What this task involves: Everything from the first line of the data below through the line that contains "from matplotlib.patches import Rectangle" should be written out exactly, please, and nothing more; the pictures stay out.

>>>>>

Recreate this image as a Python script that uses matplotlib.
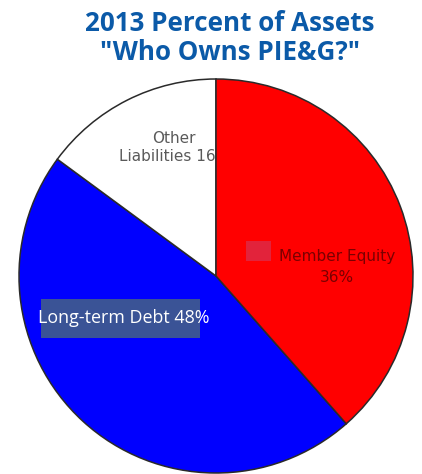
import matplotlib
matplotlib.use("Agg")
import matplotlib.pyplot as plt
from matplotlib.patches import Rectangle

# slice shares as drawn in the picture (clockwise from 12 o'clock)
slices = ["Member Equity", "Long-term Debt", "Other Liabilities"]
shares = [38.5, 46.6, 14.9]
labels_pct = ["36%", "48%", "16%"]
colors = ["#ff0000", "#0000ff", "#ffffff"]

W, H = 422, 474

fig = plt.figure(figsize=(W / 100, H / 100), dpi=100)
ax = fig.add_axes([0, 0, 1, 1])

# y in pixels from top -> data y
def py(y):
    return H - y

wedges, _ = ax.pie(shares, colors=colors, startangle=90, counterclock=False,
                   center=(216, py(276)), radius=197,
                   wedgeprops=dict(edgecolor="#2a2a2a", linewidth=1.1))
ax.set_xlim(0, W)
ax.set_ylim(0, H)
ax.set_aspect("equal")
ax.axis("off")

# the "%" of the Other label sits under the red wedge
wedges[0].set_zorder(5)

# title
ax.text(230, py(23), "2013 Percent of Assets", ha="center", va="center",
        fontsize=18.7, fontweight="bold", color="#0b5aa8", family="Open Sans")
ax.text(230, py(52), "\"Who Owns PIE&G?\"", ha="center", va="center",
        fontsize=18.7, fontweight="bold", color="#0b5aa8", family="Open Sans")

# Other Liabilities
ax.text(174, py(138), "Other", ha="center", va="center", fontsize=11,
        color="#5a5a5a", family="DejaVu Sans", zorder=3)
ax.text(119, py(156), "Liabilities " + labels_pct[2], ha="left", va="center",
        fontsize=11, color="#5a5a5a", family="DejaVu Sans", zorder=3)

# Member Equity
ax.add_patch(Rectangle((246, py(261)), 25, 20, facecolor="#e2233b",
                       edgecolor="none", zorder=6))
ax.text(337, py(256), "Member Equity", ha="center", va="center", fontsize=11,
        color="#7a0000", family="DejaVu Sans", zorder=6)
ax.text(337, py(278), labels_pct[0], ha="center", va="center", fontsize=11,
        color="#7a0000", family="DejaVu Sans", zorder=6)

# Long-term Debt box
ax.add_patch(Rectangle((41, py(338)), 159, 39, facecolor="#3a5396",
                       edgecolor="none", zorder=6))
ax.text(38, py(318), "Long-term Debt " + labels_pct[1], ha="left", va="center",
        fontsize=12.9, color="white", family="Open Sans", zorder=7)

fig.savefig("out.png", dpi=100)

<<<<<

Solution for this task:
Recreate this image as a Python script that uses matplotlib.
import matplotlib
matplotlib.use("Agg")
import matplotlib.pyplot as plt
from matplotlib.patches import Rectangle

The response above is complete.